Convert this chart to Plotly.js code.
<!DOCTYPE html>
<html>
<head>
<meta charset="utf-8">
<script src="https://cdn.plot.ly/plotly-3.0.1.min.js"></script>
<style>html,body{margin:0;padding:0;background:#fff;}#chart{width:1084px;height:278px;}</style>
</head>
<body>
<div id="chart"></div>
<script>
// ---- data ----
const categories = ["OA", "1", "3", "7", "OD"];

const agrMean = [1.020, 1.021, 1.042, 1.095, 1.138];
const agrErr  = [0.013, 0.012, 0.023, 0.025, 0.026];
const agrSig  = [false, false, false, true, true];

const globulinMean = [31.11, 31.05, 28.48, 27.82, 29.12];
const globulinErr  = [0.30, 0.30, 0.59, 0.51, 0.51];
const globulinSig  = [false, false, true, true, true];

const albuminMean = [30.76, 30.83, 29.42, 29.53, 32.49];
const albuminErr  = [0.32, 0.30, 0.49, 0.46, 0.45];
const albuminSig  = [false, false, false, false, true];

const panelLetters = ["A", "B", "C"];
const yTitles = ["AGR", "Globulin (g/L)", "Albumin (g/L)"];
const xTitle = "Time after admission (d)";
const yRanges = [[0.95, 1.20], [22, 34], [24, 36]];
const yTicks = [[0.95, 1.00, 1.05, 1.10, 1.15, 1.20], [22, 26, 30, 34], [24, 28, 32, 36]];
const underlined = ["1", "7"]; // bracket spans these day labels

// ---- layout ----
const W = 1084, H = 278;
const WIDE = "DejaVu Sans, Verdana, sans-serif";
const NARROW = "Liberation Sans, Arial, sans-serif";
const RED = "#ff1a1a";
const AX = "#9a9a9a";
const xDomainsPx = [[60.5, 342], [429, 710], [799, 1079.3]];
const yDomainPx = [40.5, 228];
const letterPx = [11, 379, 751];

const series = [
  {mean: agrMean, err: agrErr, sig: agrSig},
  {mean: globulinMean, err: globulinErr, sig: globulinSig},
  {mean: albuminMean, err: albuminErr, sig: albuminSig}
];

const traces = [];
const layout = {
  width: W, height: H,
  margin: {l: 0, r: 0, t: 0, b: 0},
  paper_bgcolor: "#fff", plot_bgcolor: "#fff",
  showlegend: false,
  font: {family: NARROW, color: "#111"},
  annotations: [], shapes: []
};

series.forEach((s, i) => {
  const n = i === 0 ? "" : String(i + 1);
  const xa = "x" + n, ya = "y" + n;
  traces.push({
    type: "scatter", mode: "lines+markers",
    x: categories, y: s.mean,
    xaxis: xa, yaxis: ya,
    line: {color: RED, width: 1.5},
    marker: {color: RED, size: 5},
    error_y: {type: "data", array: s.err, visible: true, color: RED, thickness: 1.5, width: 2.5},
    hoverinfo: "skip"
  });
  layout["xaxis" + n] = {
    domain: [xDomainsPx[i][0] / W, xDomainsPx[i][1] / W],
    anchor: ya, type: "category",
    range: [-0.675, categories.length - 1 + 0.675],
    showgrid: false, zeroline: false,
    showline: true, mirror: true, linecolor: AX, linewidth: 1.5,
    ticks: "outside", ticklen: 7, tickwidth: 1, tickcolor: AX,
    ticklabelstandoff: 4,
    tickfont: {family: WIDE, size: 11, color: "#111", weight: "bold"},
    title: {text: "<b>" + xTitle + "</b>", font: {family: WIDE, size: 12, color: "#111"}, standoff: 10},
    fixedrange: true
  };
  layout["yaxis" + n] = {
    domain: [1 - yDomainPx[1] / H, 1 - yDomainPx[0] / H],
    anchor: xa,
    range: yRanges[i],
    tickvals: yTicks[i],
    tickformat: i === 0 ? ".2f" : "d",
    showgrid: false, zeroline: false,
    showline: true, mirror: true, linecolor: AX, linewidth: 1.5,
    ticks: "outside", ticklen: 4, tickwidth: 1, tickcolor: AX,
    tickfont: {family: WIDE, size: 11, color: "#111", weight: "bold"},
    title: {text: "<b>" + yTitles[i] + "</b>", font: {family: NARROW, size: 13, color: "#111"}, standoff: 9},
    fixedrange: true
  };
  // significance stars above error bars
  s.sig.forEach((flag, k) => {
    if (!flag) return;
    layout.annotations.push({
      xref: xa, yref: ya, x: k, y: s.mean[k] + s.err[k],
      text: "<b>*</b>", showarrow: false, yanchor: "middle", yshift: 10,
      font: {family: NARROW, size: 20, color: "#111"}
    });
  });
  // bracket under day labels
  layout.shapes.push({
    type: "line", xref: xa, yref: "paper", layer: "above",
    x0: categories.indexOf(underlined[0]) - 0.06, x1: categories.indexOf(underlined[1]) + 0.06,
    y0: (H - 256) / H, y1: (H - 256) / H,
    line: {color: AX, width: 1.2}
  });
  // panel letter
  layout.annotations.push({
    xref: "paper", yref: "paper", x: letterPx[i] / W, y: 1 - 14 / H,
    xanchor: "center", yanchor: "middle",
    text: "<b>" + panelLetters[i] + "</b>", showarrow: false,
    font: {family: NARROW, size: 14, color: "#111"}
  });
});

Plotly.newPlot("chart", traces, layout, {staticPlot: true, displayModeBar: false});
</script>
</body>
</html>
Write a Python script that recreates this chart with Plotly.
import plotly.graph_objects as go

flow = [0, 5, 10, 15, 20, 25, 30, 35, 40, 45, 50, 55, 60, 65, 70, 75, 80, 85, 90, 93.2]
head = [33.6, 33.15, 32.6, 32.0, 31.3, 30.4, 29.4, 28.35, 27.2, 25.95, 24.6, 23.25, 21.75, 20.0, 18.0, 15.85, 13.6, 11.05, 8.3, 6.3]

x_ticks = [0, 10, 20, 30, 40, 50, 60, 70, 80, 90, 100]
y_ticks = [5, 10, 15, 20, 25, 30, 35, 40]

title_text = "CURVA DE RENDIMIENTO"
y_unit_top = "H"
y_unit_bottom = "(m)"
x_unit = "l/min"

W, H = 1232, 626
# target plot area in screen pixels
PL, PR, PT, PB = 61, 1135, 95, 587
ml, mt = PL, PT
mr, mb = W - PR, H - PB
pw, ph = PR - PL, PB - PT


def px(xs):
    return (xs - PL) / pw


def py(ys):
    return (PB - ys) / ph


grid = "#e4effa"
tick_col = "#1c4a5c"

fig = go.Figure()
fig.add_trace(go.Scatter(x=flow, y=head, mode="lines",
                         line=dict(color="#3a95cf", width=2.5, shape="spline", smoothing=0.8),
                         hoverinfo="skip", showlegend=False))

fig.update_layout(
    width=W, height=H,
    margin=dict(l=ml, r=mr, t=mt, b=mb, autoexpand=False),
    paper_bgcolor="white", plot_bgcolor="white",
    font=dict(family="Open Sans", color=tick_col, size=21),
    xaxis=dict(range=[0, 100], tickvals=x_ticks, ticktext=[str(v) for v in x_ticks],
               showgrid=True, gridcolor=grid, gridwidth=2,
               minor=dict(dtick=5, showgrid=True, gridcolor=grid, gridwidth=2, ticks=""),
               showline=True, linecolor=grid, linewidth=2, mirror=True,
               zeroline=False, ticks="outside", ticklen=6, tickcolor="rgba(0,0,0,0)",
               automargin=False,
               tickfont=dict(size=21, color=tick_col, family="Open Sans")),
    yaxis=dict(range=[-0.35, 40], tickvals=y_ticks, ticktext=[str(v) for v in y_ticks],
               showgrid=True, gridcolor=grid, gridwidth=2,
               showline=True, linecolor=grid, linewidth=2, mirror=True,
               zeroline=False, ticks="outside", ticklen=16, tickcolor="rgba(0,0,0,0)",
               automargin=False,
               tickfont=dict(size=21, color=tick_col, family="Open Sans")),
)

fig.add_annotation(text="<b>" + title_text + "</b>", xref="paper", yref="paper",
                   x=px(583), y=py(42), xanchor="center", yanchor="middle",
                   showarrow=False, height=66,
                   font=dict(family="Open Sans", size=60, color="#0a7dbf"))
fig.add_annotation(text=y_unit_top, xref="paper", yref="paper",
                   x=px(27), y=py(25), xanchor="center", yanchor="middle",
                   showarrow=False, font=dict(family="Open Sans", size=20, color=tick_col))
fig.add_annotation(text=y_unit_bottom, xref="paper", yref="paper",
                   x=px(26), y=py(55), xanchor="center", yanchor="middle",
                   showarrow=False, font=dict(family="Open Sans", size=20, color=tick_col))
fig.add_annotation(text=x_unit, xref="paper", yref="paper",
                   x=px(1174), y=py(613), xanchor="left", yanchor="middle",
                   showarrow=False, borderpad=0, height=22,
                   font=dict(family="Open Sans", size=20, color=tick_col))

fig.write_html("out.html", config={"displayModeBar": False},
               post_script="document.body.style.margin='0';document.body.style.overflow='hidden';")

____________

Which lines in the data above contain "this"? Show each one.

_Task output_
Convert this chart to Plotly.js code.
Write a Python script that recreates this chart with Plotly.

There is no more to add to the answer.